Yota Devices CEO, Vladislav Martynov, discusses the first Russian smartphone, the company’s priority markets and consumers’ attitude towards a Russian-made product.
How did the idea of making a dual-screen smartphone come into being?
We understood that if we wanted to be successful in a market dominated by Korean and American developers, our phone had to offer unique advantages. We started researching problems that smartphone users complained about. High power consumption turned out to be their biggest problem.
Interview with Yota Devices CEO Vlad Martynov. Source: YouTube
The LCD screen is the most power-intensive element. At first we thought about what we could replace it with, but then we realised that it didn’t make sense to reinvent the wheel. All we had to do was to add a low-power e-ink screen used in e-readers. Provided the e-ink display is actively used as the main screen, the phone will work three to four times longer.
What are your priority markets?
I hope our phones will be in demand everywhere. Of course there are markets where smartphones, especially premium models, are very popular. These include North America, the developed countries of Europe and South America (Brazil).
But there is also the Asia-Pacific region where sales are weak. We are focusing on Russia as our home market and top priority. We are only interested in a few countries from our second-priority group, including Australia and Singapore. We've just recently opened a representative office in Singapore.

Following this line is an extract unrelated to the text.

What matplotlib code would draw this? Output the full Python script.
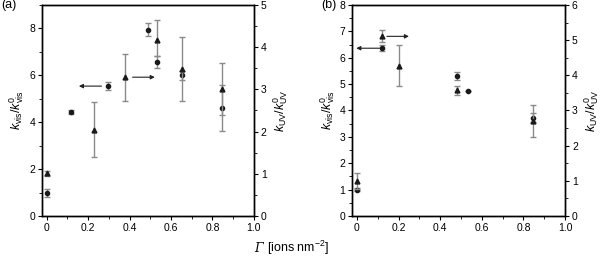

Rumour has it that sales in America will begin before Russia…
This is not true. We will launch our phone in Russia before the end of this year. International expansion will depend on the progress of negotiations with global telecom operators. We are already in talks with 20 major global operators working in at least five to ten countries each. They know best where there’s a better potential for our product.
What’s your partners’ attitude towards the fact that your smartphone is made in Russia? Do they question its quality?
We can’t really say that the phone is made in Russia. As far as I know, there are no mobile devices left in the world that are not assembled in Asia. We position ourselves as a Russian company that came up with the idea and developed the design and software.
As far as hardware is concerned, our Finland office employs hardware and antenna engineers with some 20 years of experience working for Nokia. There are specialists in our Singapore office that used to work for Blackberry.
Former Motorola employees are in charge of our sales in Europe. So we have an international team. I am confident that at the current level of globalisation, this is the best recipe for success.
How many people are involved in the project?
Not a lot; we have 55 people working full time and around ten contractors.
Have you determined the size of the first batch of your smartphones?
That will depend on arrangements with the operators. I think we’ll manufacture an initial run of 20–30 thousand units.
Back in the day, Apple revolutionised the mobile phone market with the iPhone. Are you counting on replicating their success?
Of course we are (laughs). We believe it is possible, because it was the ease of use that ensured Apple’s tremendous success; it turned out that using your fingers to control a touch screen is much more convenient than using a stylus! But nothing new has emerged in the world over the past six years. So we stand every chance of becoming the next big thing.